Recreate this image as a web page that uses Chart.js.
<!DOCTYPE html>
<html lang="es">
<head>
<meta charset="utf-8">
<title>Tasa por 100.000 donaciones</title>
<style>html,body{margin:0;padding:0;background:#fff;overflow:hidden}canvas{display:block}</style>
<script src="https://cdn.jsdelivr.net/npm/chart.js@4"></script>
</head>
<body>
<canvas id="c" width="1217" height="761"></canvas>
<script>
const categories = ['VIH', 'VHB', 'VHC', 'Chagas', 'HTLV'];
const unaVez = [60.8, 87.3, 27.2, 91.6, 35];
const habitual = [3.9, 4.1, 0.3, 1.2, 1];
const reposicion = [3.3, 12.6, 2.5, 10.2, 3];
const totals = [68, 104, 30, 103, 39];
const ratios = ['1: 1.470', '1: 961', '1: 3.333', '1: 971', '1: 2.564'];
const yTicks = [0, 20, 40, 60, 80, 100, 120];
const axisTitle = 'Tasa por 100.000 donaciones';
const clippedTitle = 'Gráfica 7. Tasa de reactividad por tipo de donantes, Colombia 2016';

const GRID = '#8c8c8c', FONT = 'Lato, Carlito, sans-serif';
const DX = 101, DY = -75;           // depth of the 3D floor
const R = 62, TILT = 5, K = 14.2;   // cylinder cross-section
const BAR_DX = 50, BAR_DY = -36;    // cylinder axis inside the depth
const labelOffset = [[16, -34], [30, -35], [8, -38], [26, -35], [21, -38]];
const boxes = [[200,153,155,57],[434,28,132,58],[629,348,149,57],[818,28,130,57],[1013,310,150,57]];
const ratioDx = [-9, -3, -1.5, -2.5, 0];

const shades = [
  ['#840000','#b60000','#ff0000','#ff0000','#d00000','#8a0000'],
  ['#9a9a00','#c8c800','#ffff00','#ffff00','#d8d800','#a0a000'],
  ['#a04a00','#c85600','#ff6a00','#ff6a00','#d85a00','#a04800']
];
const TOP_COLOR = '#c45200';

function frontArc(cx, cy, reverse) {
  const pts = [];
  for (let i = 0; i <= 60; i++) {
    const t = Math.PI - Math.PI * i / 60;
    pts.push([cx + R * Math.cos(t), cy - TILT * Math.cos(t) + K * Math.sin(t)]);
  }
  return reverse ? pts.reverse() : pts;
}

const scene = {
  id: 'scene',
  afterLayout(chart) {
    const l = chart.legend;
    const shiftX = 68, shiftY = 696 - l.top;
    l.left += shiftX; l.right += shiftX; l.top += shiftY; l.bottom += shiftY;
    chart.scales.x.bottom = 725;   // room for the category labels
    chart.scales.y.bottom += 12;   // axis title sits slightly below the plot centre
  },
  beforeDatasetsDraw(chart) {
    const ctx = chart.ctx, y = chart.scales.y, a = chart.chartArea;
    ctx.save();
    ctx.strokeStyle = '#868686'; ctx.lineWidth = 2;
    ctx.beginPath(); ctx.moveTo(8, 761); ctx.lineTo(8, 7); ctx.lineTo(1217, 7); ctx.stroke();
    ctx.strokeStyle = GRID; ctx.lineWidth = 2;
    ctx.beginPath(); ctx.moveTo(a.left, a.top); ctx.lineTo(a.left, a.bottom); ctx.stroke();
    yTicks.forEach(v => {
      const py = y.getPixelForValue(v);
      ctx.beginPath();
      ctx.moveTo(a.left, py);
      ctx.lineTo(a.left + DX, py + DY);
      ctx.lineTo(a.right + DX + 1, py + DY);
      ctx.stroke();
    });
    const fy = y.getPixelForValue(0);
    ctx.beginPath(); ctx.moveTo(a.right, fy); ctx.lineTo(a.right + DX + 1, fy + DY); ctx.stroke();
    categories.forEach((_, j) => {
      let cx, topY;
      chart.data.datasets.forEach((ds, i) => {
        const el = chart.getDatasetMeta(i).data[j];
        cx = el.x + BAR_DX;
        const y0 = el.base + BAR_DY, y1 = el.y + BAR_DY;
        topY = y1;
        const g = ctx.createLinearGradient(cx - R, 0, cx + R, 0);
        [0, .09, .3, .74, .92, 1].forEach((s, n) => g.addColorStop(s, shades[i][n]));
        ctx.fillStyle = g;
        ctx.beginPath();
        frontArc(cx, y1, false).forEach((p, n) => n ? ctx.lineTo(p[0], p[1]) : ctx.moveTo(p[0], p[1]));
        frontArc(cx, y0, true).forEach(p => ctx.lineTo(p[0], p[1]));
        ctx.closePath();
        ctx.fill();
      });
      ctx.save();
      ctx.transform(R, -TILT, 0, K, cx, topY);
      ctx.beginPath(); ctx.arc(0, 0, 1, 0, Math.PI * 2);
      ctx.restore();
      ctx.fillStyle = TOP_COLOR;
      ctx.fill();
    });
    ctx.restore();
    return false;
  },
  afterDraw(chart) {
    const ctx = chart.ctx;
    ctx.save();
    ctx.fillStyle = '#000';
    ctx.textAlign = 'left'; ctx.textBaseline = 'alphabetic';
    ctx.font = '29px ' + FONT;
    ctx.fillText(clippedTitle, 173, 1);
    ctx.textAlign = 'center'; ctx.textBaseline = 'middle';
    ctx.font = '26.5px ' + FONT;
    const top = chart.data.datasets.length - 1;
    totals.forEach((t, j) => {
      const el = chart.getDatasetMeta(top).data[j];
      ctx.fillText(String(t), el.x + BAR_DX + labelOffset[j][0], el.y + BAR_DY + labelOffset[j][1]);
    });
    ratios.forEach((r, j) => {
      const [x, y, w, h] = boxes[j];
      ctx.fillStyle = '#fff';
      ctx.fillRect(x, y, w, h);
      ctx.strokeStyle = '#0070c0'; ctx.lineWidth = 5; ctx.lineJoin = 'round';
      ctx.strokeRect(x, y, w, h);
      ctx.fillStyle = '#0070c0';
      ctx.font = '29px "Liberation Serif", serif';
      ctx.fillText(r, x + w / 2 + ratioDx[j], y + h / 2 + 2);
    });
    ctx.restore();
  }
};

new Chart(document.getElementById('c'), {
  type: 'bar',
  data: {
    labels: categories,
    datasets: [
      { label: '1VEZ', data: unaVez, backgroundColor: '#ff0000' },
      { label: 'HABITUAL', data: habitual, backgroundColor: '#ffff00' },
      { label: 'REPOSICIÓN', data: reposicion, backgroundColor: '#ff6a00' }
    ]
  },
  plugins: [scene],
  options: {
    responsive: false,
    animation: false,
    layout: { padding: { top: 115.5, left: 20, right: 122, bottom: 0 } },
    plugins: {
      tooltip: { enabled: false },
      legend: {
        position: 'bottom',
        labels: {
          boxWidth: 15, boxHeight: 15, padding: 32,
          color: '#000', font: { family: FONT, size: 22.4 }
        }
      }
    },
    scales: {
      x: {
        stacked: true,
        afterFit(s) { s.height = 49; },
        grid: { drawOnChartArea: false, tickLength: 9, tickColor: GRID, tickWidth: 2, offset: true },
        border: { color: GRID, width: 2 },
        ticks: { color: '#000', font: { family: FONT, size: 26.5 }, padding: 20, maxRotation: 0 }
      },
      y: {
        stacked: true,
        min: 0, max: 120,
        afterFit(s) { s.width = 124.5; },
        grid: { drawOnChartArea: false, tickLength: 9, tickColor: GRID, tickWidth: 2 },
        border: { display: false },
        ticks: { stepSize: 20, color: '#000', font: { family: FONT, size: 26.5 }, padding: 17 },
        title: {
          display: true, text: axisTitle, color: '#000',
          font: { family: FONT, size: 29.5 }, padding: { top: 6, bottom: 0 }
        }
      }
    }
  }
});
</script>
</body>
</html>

* * *

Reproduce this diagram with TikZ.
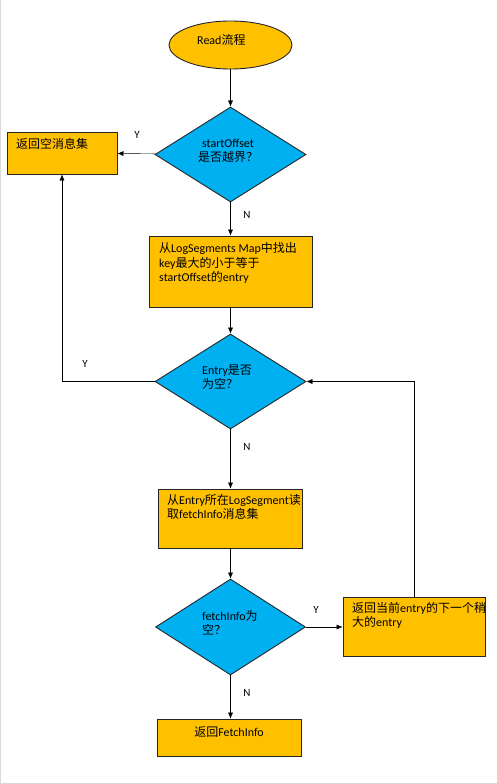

...

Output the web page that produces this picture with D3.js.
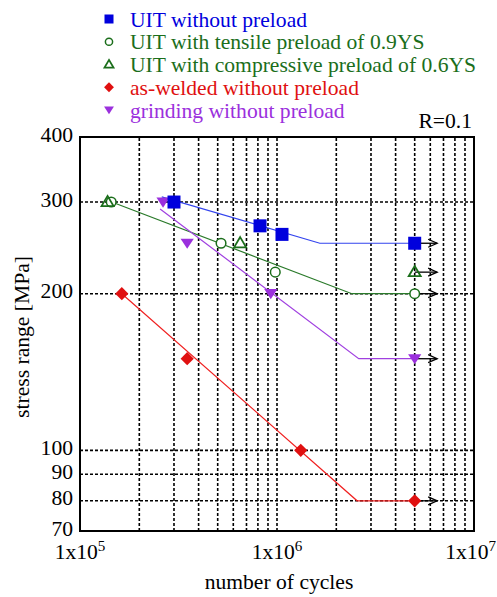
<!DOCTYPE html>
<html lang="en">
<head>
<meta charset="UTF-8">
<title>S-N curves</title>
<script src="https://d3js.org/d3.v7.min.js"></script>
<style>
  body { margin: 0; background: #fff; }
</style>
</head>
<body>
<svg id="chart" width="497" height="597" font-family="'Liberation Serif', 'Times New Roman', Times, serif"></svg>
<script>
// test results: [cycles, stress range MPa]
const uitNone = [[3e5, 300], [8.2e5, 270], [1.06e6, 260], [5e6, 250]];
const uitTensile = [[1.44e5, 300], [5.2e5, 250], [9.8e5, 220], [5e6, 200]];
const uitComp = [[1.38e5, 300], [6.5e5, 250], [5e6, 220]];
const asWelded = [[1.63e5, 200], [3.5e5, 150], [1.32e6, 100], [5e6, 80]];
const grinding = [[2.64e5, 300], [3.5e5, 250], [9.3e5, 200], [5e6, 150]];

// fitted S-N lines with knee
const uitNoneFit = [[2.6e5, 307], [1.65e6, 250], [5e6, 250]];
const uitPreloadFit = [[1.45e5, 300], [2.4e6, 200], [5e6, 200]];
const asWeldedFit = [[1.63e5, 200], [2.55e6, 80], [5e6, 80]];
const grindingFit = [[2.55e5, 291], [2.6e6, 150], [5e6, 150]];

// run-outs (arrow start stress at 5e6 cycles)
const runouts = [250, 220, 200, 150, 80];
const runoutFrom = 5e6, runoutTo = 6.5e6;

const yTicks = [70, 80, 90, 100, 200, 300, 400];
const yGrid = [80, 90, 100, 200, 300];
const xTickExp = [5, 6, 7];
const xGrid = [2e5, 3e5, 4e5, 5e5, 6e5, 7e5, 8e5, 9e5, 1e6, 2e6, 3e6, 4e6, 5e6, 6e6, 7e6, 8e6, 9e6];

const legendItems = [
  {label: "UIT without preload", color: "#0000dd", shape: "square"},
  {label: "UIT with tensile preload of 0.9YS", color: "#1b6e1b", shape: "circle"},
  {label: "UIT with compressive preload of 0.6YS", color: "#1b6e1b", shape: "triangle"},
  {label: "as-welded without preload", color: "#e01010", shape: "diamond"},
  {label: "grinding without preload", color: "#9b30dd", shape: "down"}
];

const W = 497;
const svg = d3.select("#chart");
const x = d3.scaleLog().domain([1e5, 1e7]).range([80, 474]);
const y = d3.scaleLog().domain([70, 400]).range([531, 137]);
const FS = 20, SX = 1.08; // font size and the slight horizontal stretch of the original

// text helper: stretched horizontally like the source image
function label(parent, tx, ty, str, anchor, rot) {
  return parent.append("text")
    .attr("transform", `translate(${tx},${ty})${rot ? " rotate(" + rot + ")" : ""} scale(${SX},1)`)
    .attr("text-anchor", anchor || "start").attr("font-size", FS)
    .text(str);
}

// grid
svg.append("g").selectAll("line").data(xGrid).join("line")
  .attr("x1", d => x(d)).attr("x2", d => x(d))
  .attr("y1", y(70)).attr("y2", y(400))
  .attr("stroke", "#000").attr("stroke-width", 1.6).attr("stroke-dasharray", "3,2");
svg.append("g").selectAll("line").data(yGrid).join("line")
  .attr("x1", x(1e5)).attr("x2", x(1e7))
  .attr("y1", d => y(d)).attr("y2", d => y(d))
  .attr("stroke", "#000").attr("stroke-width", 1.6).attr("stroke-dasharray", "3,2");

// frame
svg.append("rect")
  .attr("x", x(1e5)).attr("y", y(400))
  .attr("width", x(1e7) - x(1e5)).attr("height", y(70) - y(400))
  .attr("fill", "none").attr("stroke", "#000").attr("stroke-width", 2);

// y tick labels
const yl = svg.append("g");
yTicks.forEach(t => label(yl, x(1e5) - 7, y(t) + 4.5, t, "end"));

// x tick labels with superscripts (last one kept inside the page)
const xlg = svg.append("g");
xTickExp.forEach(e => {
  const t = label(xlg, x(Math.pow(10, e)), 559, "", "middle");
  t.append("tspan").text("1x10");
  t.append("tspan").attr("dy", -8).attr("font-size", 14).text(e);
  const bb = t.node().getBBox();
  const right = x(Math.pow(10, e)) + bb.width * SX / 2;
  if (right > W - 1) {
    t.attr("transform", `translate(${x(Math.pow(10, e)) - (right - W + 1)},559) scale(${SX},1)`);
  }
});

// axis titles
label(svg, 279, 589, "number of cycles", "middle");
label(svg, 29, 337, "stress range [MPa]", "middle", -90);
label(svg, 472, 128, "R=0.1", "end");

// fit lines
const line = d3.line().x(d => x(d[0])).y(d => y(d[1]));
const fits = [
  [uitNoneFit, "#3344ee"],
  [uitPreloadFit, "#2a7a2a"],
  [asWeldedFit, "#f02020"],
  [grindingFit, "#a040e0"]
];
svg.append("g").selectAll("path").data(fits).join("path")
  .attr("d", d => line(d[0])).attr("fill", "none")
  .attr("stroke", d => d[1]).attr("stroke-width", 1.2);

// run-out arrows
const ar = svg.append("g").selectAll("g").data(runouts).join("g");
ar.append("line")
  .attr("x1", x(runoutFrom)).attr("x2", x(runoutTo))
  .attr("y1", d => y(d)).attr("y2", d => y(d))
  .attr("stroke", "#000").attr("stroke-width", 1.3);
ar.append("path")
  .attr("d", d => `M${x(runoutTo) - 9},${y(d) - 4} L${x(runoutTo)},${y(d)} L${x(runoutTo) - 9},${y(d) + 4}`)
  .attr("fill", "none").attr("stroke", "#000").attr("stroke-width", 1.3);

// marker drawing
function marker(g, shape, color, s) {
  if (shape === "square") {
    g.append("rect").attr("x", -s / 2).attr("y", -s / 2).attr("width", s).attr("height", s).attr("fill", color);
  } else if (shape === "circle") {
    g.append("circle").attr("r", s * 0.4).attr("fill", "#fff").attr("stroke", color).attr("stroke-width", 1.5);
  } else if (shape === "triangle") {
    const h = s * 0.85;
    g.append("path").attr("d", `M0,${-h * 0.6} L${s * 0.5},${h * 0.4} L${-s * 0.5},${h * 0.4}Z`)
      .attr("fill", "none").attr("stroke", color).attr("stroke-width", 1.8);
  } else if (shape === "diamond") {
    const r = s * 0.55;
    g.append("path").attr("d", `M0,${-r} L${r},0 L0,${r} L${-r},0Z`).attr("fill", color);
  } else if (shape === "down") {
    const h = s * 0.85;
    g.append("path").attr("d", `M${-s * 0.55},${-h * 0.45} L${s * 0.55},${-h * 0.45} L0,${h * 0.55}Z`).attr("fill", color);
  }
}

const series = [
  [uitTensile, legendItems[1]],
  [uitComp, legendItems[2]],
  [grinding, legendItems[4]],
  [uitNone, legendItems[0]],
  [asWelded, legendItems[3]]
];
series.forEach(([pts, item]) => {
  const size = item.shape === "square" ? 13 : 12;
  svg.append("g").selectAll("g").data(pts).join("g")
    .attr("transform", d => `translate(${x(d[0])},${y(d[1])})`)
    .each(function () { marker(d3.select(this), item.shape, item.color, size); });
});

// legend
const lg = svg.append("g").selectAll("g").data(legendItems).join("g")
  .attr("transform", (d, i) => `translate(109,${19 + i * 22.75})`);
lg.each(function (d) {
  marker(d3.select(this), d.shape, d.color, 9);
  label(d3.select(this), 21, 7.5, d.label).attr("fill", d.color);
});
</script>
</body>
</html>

#### Given instruction
Return verbatim the lines that run from the line containing "Recreate this image" through the line containing "const clippedTitle = 'Gráfica", inclusive.

#### Completed exercise
Recreate this image as a web page that uses Chart.js.
<!DOCTYPE html>
<html lang="es">
<head>
<meta charset="utf-8">
<title>Tasa por 100.000 donaciones</title>
<style>html,body{margin:0;padding:0;background:#fff;overflow:hidden}canvas{display:block}</style>
<script src="https://cdn.jsdelivr.net/npm/chart.js@4"></script>
</head>
<body>
<canvas id="c" width="1217" height="761"></canvas>
<script>
const categories = ['VIH', 'VHB', 'VHC', 'Chagas', 'HTLV'];
const unaVez = [60.8, 87.3, 27.2, 91.6, 35];
const habitual = [3.9, 4.1, 0.3, 1.2, 1];
const reposicion = [3.3, 12.6, 2.5, 10.2, 3];
const totals = [68, 104, 30, 103, 39];
const ratios = ['1: 1.470', '1: 961', '1: 3.333', '1: 971', '1: 2.564'];
const yTicks = [0, 20, 40, 60, 80, 100, 120];
const axisTitle = 'Tasa por 100.000 donaciones';
const clippedTitle = 'Gráfica 7. Tasa de reactividad por tipo de donantes, Colombia 2016';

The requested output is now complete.